- [WHAT NEEDS TO BE DONE]
Return all of the data exactly, with nothing left out but the pictures.

-=-=-

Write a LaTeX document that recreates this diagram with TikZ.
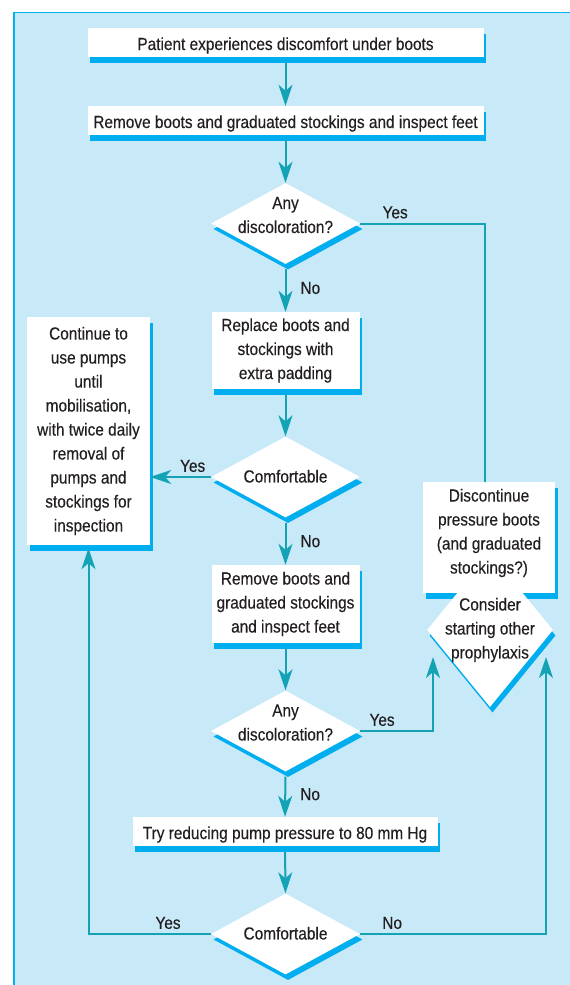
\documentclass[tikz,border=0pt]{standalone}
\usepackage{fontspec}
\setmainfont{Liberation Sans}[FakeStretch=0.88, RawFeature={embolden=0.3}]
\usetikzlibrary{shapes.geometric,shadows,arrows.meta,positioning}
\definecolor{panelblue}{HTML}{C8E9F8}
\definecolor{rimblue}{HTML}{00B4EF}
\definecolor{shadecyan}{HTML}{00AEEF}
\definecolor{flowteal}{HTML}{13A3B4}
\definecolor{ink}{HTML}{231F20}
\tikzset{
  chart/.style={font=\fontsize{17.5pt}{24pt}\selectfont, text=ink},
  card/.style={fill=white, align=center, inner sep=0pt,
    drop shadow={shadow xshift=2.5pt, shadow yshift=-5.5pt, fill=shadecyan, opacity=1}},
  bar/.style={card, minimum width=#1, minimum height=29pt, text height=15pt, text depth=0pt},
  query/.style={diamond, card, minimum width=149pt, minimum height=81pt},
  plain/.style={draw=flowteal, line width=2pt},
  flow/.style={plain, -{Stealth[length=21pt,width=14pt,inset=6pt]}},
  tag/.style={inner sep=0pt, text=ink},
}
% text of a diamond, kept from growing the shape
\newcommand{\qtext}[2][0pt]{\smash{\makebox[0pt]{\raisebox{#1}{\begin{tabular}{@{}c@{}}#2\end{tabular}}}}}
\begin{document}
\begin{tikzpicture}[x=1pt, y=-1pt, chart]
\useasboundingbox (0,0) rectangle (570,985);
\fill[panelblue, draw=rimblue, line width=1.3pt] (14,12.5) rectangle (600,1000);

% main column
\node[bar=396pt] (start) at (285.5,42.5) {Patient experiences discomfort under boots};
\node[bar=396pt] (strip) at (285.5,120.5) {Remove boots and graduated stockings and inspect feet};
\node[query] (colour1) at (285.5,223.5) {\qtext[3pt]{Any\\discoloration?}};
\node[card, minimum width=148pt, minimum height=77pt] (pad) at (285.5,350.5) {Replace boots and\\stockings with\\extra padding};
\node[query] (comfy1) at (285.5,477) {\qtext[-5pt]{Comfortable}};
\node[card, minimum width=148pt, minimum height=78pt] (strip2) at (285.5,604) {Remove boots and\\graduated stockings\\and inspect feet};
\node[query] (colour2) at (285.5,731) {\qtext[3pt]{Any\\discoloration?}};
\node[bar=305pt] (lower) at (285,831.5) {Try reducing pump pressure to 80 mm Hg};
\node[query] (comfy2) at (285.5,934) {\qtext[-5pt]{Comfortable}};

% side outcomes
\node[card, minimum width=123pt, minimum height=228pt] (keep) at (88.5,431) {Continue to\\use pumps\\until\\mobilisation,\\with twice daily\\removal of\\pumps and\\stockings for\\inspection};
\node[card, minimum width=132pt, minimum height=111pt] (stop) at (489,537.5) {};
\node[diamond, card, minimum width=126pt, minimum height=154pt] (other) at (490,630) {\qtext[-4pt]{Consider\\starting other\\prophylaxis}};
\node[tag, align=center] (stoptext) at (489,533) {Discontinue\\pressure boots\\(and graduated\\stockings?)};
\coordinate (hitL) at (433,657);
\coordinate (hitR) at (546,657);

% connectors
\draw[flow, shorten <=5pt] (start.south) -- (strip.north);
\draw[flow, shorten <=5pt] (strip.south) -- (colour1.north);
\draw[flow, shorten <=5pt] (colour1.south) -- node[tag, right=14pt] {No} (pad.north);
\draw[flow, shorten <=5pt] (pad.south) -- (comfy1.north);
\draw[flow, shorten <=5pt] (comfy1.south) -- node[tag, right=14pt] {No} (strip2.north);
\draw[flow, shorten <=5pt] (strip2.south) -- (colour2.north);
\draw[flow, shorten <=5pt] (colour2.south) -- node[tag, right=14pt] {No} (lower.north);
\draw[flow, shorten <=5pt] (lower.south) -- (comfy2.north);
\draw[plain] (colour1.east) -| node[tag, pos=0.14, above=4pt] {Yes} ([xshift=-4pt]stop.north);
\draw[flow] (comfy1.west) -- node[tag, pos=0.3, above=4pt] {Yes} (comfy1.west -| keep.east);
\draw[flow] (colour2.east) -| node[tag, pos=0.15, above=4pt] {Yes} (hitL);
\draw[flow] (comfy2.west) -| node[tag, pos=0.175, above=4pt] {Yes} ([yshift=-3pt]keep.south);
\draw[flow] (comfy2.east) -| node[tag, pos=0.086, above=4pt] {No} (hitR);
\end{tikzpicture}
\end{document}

-=-=-

- [FINAL RESULT]
Write a LaTeX document that recreates this diagram with TikZ.
\documentclass[tikz,border=0pt]{standalone}
\usepackage{fontspec}
\setmainfont{Liberation Sans}[FakeStretch=0.88, RawFeature={embolden=0.3}]
\usetikzlibrary{shapes.geometric,shadows,arrows.meta,positioning}
\definecolor{panelblue}{HTML}{C8E9F8}
\definecolor{rimblue}{HTML}{00B4EF}
\definecolor{shadecyan}{HTML}{00AEEF}
\definecolor{flowteal}{HTML}{13A3B4}
\definecolor{ink}{HTML}{231F20}
\tikzset{
  chart/.style={font=\fontsize{17.5pt}{24pt}\selectfont, text=ink},
  card/.style={fill=white, align=center, inner sep=0pt,
    drop shadow={shadow xshift=2.5pt, shadow yshift=-5.5pt, fill=shadecyan, opacity=1}},
  bar/.style={card, minimum width=#1, minimum height=29pt, text height=15pt, text depth=0pt},
  query/.style={diamond, card, minimum width=149pt, minimum height=81pt},
  plain/.style={draw=flowteal, line width=2pt},
  flow/.style={plain, -{Stealth[length=21pt,width=14pt,inset=6pt]}},
  tag/.style={inner sep=0pt, text=ink},
}
% text of a diamond, kept from growing the shape
\newcommand{\qtext}[2][0pt]{\smash{\makebox[0pt]{\raisebox{#1}{\begin{tabular}{@{}c@{}}#2\end{tabular}}}}}
\begin{document}
\begin{tikzpicture}[x=1pt, y=-1pt, chart]
\useasboundingbox (0,0) rectangle (570,985);
\fill[panelblue, draw=rimblue, line width=1.3pt] (14,12.5) rectangle (600,1000);

% main column
\node[bar=396pt] (start) at (285.5,42.5) {Patient experiences discomfort under boots};
\node[bar=396pt] (strip) at (285.5,120.5) {Remove boots and graduated stockings and inspect feet};
\node[query] (colour1) at (285.5,223.5) {\qtext[3pt]{Any\\discoloration?}};
\node[card, minimum width=148pt, minimum height=77pt] (pad) at (285.5,350.5) {Replace boots and\\stockings with\\extra padding};
\node[query] (comfy1) at (285.5,477) {\qtext[-5pt]{Comfortable}};
\node[card, minimum width=148pt, minimum height=78pt] (strip2) at (285.5,604) {Remove boots and\\graduated stockings\\and inspect feet};
\node[query] (colour2) at (285.5,731) {\qtext[3pt]{Any\\discoloration?}};
\node[bar=305pt] (lower) at (285,831.5) {Try reducing pump pressure to 80 mm Hg};
\node[query] (comfy2) at (285.5,934) {\qtext[-5pt]{Comfortable}};

% side outcomes
\node[card, minimum width=123pt, minimum height=228pt] (keep) at (88.5,431) {Continue to\\use pumps\\until\\mobilisation,\\with twice daily\\removal of\\pumps and\\stockings for\\inspection};
\node[card, minimum width=132pt, minimum height=111pt] (stop) at (489,537.5) {};
\node[diamond, card, minimum width=126pt, minimum height=154pt] (other) at (490,630) {\qtext[-4pt]{Consider\\starting other\\prophylaxis}};
\node[tag, align=center] (stoptext) at (489,533) {Discontinue\\pressure boots\\(and graduated\\stockings?)};
\coordinate (hitL) at (433,657);
\coordinate (hitR) at (546,657);

% connectors
\draw[flow, shorten <=5pt] (start.south) -- (strip.north);
\draw[flow, shorten <=5pt] (strip.south) -- (colour1.north);
\draw[flow, shorten <=5pt] (colour1.south) -- node[tag, right=14pt] {No} (pad.north);
\draw[flow, shorten <=5pt] (pad.south) -- (comfy1.north);
\draw[flow, shorten <=5pt] (comfy1.south) -- node[tag, right=14pt] {No} (strip2.north);
\draw[flow, shorten <=5pt] (strip2.south) -- (colour2.north);
\draw[flow, shorten <=5pt] (colour2.south) -- node[tag, right=14pt] {No} (lower.north);
\draw[flow, shorten <=5pt] (lower.south) -- (comfy2.north);
\draw[plain] (colour1.east) -| node[tag, pos=0.14, above=4pt] {Yes} ([xshift=-4pt]stop.north);
\draw[flow] (comfy1.west) -- node[tag, pos=0.3, above=4pt] {Yes} (comfy1.west -| keep.east);
\draw[flow] (colour2.east) -| node[tag, pos=0.15, above=4pt] {Yes} (hitL);
\draw[flow] (comfy2.west) -| node[tag, pos=0.175, above=4pt] {Yes} ([yshift=-3pt]keep.south);
\draw[flow] (comfy2.east) -| node[tag, pos=0.086, above=4pt] {No} (hitR);
\end{tikzpicture}
\end{document}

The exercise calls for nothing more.